Information compiled by the Historica-Dominion Institute, an association dedicated to history and citizenship in Canada, has found that Canadians are proud to show their patriotism. In an Ipsos Reid poll taken across the country it has been found that the stereotypical Canadian that is humble in showing their patriotism is not quite right.
“We tend to think of Canadians as modest in demonstrating patriotism,” Jeremy Diamond, Director of the Historica-Dominion Institute, stated. “We’re thrilled to see that in fact, Canadians are ready to show their pride in all kinds of ways, both traditional and non-traditional and that we have a national symbol so defining that Canadians overwhelming choose to display it in their spaces, on their clothes and even on their bodies.”
The study found that 59 percent of Canadians identify the maple leaf as the national symbol, with only nine percent choosing the beaver and seven percent the polar bear. Sixty-nine percent of Canadians knew Sir John A. Macdonald is depicted on Canadian money, while 58 percent knew Wilfred Laurier also appears.

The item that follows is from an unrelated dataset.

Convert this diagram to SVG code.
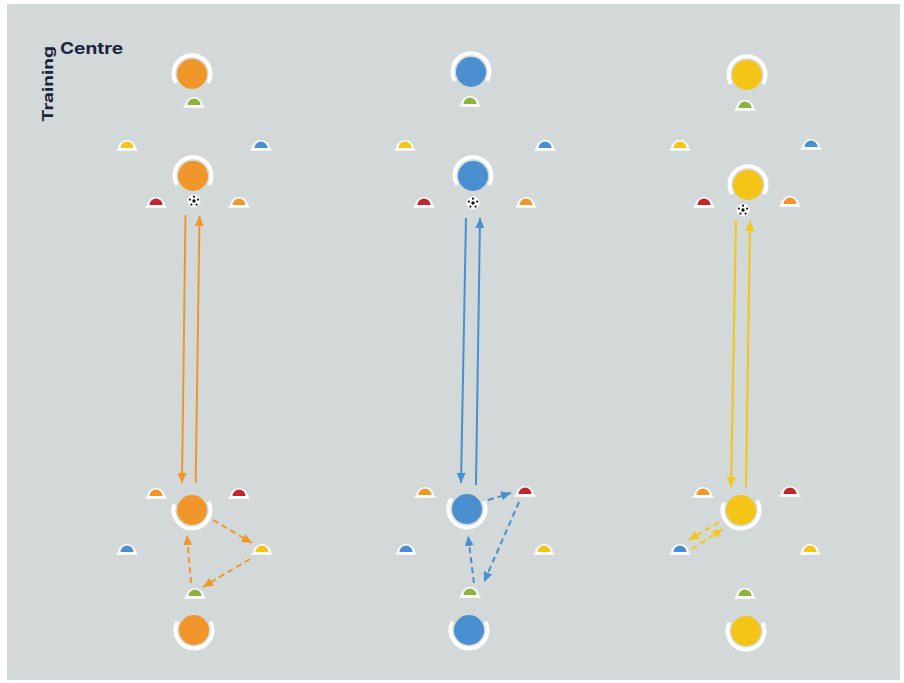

Forty eight percent of those polled would choose salmon, Pacific or Atlantic, as Canada’s national food. Second to salmon was poutine, with 21 percent choosing this as a quintessential Canadian food. Of this 21 percent, 40 percent of those who chose poutine were younger Canadians. Almost half of the people who participated in the poll chose beer as Canada’s national beverage.
Two in 10 Canadians agreed that they would consider getting a tattoo of the Canadian flag somewhere on their person. Out of those who said they would consider a tattoo 36 percent were from Saskatchewan and Manitoba. While three-quarters of the polled population said that it is appropriate to show patriotism by exhibiting the flag in any way.